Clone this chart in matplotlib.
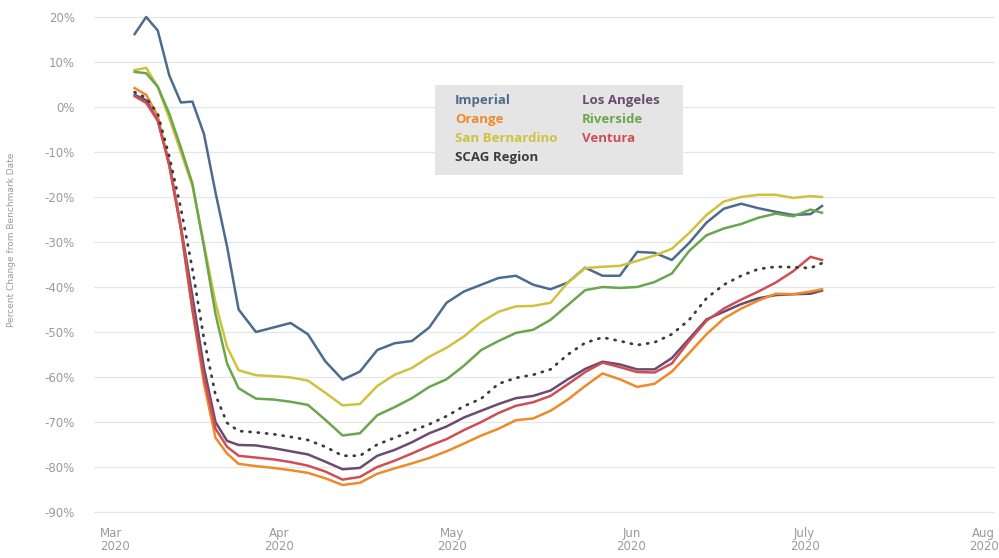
import matplotlib
matplotlib.use("Agg")
import matplotlib.pyplot as plt
from matplotlib.patches import Rectangle
import datetime as dt

# days after Mar 1 2020
days = [6, 8, 10, 12, 14, 16, 18, 20, 22, 24,
        27, 30, 33, 36, 39, 42, 45, 48, 51, 54,
        57, 60, 63, 66, 69, 72, 75, 78, 81, 84,
        87, 90, 93, 96, 99, 102, 105, 108, 111, 114,
        117, 120, 123, 125]

imperial = [16.2, 20, 17, 7, 1, 1.2, -6, -19, -31, -45,
            -50, -49, -48, -50.5, -56.5, -60.6, -58.8, -54, -52.5, -52,
            -49, -43.5, -41, -39.5, -38, -37.5, -39.5, -40.5, -39, -35.7,
            -37.5, -37.5, -32.2, -32.4, -34, -30.2, -25.7, -22.6, -21.5, -22.5,
            -23.3, -24, -23.8, -22]

san_bernardino = [8.2, 8.7, 4.5, -2.5, -10, -17.5, -30.5, -43.5, -53.3, -58.5,
                  -59.6, -59.8, -60.1, -60.8, -63.5, -66.3, -66, -62, -59.5, -58,
                  -55.5, -53.5, -51, -47.8, -45.5, -44.3, -44.2, -43.5, -39, -35.8,
                  -35.5, -35.3, -34.2, -33, -31.5, -28, -24, -21, -20, -19.5,
                  -19.5, -20.2, -19.8, -20]

riverside = [7.8, 7.5, 4.5, -1.5, -9, -17, -31, -46, -57, -62.5,
             -64.8, -65, -65.5, -66.2, -69.5, -73, -72.5, -68.5, -66.7, -64.7,
             -62.2, -60.5, -57.5, -54, -52, -50.2, -49.5, -47.3, -44, -40.7,
             -40, -40.2, -40, -38.9, -37, -32, -28.5, -27, -26, -24.6,
             -23.7, -24.3, -22.8, -23.5]

scag = [3.3, 2, -1.5, -11, -22.5, -36, -51.5, -64, -70.2, -72,
        -72.3, -72.7, -73.3, -74, -75.5, -77.5, -77.5, -75, -73.5, -72,
        -70.5, -68.7, -66.5, -64.8, -61.5, -60.2, -59.5, -58.3, -55, -52.4,
        -51.2, -52, -52.9, -52.3, -50.5, -47.3, -42.5, -39.5, -37.5, -36,
        -35.5, -35.6, -35.8, -34.7]

los_angeles = [2.7, 1.5, -3, -12.5, -26.5, -42, -58, -70, -74.2, -75.1,
               -75.2, -75.8, -76.5, -77.2, -78.8, -80.5, -80.2, -77.5, -76.2, -74.5,
               -72.5, -71, -69, -67.5, -66, -64.7, -64.2, -63, -60.5, -58.2,
               -56.6, -57.2, -58.3, -58.3, -55.8, -51.5, -47.2, -45.5, -43.8, -42.5,
               -41.8, -41.6, -41.5, -40.8]

orange = [4.2, 2.7, -2, -13, -27, -45, -61.5, -73.5, -77, -79.3,
          -79.8, -80.2, -80.7, -81.3, -82.5, -84, -83.5, -81.5, -80.3, -79.2,
          -78, -76.5, -74.8, -73, -71.5, -69.6, -69.2, -67.5, -65, -62,
          -59.2, -60.5, -62.2, -61.5, -58.8, -54.7, -50.5, -47, -44.8, -43,
          -41.5, -41.6, -41, -40.5]

ventura = [2.4, 0.9, -3, -13, -27, -45, -60, -71.5, -75.5, -77.5,
           -77.9, -78.3, -78.9, -79.7, -81, -82.8, -82.2, -80, -78.6, -77,
           -75.3, -73.8, -71.8, -70, -68, -66.4, -65.6, -64.2, -61.6, -58.9,
           -56.8, -57.8, -58.9, -59, -57, -52, -47.5, -44.8, -42.8, -41,
           -39, -36.5, -33.3, -34]

start = dt.date(2020, 3, 1)
dates = [start + dt.timedelta(days=d) for d in days]

yticks = list(range(-90, 30, 10))
month_ticks = [dt.date(2020, m, 1) for m in range(3, 9)]
month_labels = ["Mar\n2020", "Apr\n2020", "May\n2020", "Jun\n2020", "July\n2020", "Aug\n2020"]

c_imp = "#4d6b8c"
c_org = "#ee8a2a"
c_sb = "#cfc23c"
c_scag = "#3c3c3c"
c_la = "#6b4b6f"
c_riv = "#6aa64e"
c_ven = "#cf4e55"

fig = plt.figure(figsize=(9.99, 5.58), dpi=100)
ax = fig.add_axes([0.0943, 0.0582, 0.902, 0.9275])

ax.plot(dates, imperial, color=c_imp, lw=1.8)
ax.plot(dates, san_bernardino, color=c_sb, lw=1.8)
ax.plot(dates, riverside, color=c_riv, lw=1.8)
ax.plot(dates, los_angeles, color=c_la, lw=1.8)
ax.plot(dates, orange, color=c_org, lw=1.8)
ax.plot(dates, ventura, color=c_ven, lw=1.8)
ax.plot(dates, scag, color=c_scag, lw=2.0, linestyle=(0, (0.4, 2.6)),
        dash_capstyle="round")

ax.set_ylim(-93, 22)
ax.set_xlim(start - dt.timedelta(days=1), dt.date(2020, 8, 1) + dt.timedelta(days=2.3))

ax.set_yticks(yticks)
ax.set_yticklabels([f"{v}%" for v in yticks])
ax.set_xticks(month_ticks)
ax.set_xticklabels(month_labels, linespacing=1.05)
ax.get_xticklabels()[0].set_ha("left")

for s in ax.spines.values():
    s.set_visible(False)
ax.tick_params(axis="both", length=0, labelsize=8.5, colors="#9a9a9a")
ax.tick_params(axis="y", pad=14)
ax.tick_params(axis="x", pad=1)
ax.grid(axis="y", color="#e6e6e6", lw=0.9)
ax.set_axisbelow(True)

fig.text(0.012, 0.57, "Percent Change from Benchmark Date", rotation=90,
         fontsize=6.5, color="#9a9a9a", ha="center", va="center")

# legend box
fig.patches.append(Rectangle((0.4354, 0.6864), 0.2482, 0.1613,
                             transform=fig.transFigure, facecolor="#e5e5e5",
                             edgecolor="none", zorder=5))
leg = [("Imperial", c_imp, 0.4555, 0.819),
       ("Orange", c_org, 0.4555, 0.785),
       ("San Bernardino", c_sb, 0.4555, 0.751),
       ("SCAG Region", c_scag, 0.4555, 0.717),
       ("Los Angeles", c_la, 0.5826, 0.819),
       ("Riverside", c_riv, 0.5826, 0.785),
       ("Ventura", c_ven, 0.5826, 0.751)]
for name, col, x, y in leg:
    fig.text(x, y, name, color=col, fontsize=9.5, fontweight="bold",
             family="Open Sans", ha="left", va="center", zorder=6)

fig.savefig("out.png", dpi=100)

▶ What is required
Without any pictures, reproduce the lines from the first one in the material through the line that has "import datetime as dt", exactly as they appear.

▶ Reply to the exercise
Clone this chart in matplotlib.
import matplotlib
matplotlib.use("Agg")
import matplotlib.pyplot as plt
from matplotlib.patches import Rectangle
import datetime as dt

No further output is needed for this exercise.